Polystyrene (Styrofoam) has been turned into a valuable chemical found in seaweed by exposing it to sunlight.
Broken down, it produces DPM (diphenylmethane,) a molecule in the aquatic plant used in drug development, polymer manufacturing, and even fragrances and other cosmetics.
Polystyrene is the indestructible plastic is found in everything from takeaway containers to TV packaging.
It’s rarely recycled due to costly and complex processes required, as well as the difficulty of collecting it.
Now scientists have broken it down using a simple and inexpensive technique that combines UV (ultraviolet) rays and a chemical catalyst.
Market incentive is baked into the process, since the market price for DPM is 10-times higher than other materials currently made from polystyrene.

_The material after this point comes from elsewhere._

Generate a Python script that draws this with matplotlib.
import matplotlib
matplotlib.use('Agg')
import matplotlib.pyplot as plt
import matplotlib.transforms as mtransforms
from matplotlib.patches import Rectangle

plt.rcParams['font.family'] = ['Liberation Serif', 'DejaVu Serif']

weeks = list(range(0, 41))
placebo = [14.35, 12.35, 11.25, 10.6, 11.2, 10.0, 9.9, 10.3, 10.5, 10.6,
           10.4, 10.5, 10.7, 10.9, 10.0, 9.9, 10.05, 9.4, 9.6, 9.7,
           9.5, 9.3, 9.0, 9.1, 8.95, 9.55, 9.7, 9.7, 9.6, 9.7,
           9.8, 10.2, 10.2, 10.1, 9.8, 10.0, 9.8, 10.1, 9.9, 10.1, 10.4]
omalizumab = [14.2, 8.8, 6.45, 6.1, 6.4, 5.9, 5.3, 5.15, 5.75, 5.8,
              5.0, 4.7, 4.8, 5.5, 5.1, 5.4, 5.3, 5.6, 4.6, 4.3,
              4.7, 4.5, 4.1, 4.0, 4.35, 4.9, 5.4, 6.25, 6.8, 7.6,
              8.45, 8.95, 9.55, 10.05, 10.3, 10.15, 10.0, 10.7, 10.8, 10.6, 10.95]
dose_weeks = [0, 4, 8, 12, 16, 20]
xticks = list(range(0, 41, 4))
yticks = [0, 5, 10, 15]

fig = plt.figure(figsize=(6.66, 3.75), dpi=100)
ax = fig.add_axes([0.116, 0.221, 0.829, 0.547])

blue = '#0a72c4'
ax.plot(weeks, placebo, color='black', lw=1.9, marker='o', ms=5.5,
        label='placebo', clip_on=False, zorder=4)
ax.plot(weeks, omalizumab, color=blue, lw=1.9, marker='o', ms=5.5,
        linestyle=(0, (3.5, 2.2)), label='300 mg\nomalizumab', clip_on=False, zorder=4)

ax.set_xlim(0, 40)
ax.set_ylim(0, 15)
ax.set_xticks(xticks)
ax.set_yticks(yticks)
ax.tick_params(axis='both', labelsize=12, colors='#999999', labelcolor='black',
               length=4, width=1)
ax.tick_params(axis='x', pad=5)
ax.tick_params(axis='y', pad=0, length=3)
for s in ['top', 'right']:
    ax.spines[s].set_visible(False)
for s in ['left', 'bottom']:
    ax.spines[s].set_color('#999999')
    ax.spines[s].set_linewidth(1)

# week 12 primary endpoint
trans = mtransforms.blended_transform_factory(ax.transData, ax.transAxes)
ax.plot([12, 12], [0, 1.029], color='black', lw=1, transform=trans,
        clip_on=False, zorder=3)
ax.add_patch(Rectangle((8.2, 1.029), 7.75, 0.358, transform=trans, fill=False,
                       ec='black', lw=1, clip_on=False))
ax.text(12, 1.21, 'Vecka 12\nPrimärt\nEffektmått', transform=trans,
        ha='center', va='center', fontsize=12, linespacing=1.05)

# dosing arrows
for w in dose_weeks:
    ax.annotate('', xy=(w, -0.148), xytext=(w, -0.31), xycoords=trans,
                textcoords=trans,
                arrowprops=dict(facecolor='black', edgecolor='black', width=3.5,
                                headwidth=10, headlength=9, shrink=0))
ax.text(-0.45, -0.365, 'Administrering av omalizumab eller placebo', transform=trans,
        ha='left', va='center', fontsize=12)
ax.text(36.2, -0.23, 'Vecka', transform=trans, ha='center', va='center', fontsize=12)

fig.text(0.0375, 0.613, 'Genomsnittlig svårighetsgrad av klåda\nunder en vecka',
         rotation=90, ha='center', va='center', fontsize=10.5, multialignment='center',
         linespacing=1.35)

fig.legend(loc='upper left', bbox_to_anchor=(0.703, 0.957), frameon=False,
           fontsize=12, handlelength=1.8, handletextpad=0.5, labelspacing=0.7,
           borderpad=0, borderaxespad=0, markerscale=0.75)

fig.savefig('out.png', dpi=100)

Other valuable chemicals produced included benzophenone, used for clear coatings in the printing and film industry, and 4-oxo-4-phenyl-butyric acid.
“Many municipal recycling facilities instruct residents not to put polystyrene in their home recycling bins,” explains lead author Professor Greg Liu, of Virginia Tech. “Currently, the main method for recycling polystyrene yields a product that is often too low-quality to make the process economically viable.”
“In other words, if a recycling plant tries to recycle polystyrene on a large scale, it will either need a financial boost, such as a government subsidy, or the operation risks running out of money and shutting down.”
The VA Tech team published a study in PNAS that demonstrated their technology, but also included economic viability findings through consulting business experts from Santa Clara University in California and Dongbei University in China.
Around 1.15 billion polystyrene food and drink containers were sold in England in 2018, according to the Department for Environment, Food and Rural Affairs.
Unlike most plastics, polystyrene can remain intact for over 1,000 years, and its presence in the environment has been linked to diseases, including some cancers.
However when exposed to UV light it weakens. The researchers showed sunlight degrades polystyrene chemically. While this brings up the possibility of recycling methods, it also means that floating in the oceans, it will break apart into microplastics, causing a different sort of damage.
Sales of single-use polystyrene food containers have been banned in Scotland for just this reason.
“Many of us are comfortable tossing a metal can or a glass jar into the recycling bin without a second thought,” said Professor Liu. “Not every recycling plant is equipped to handle every type of plastic. That’s because the chemistry and structure of plastic materials are diverse, and each type requires a specific recycling procedure.”
“We at Virginia Tech can contribute a small piece to the big puzzle and offer solutions to positively impact the world.”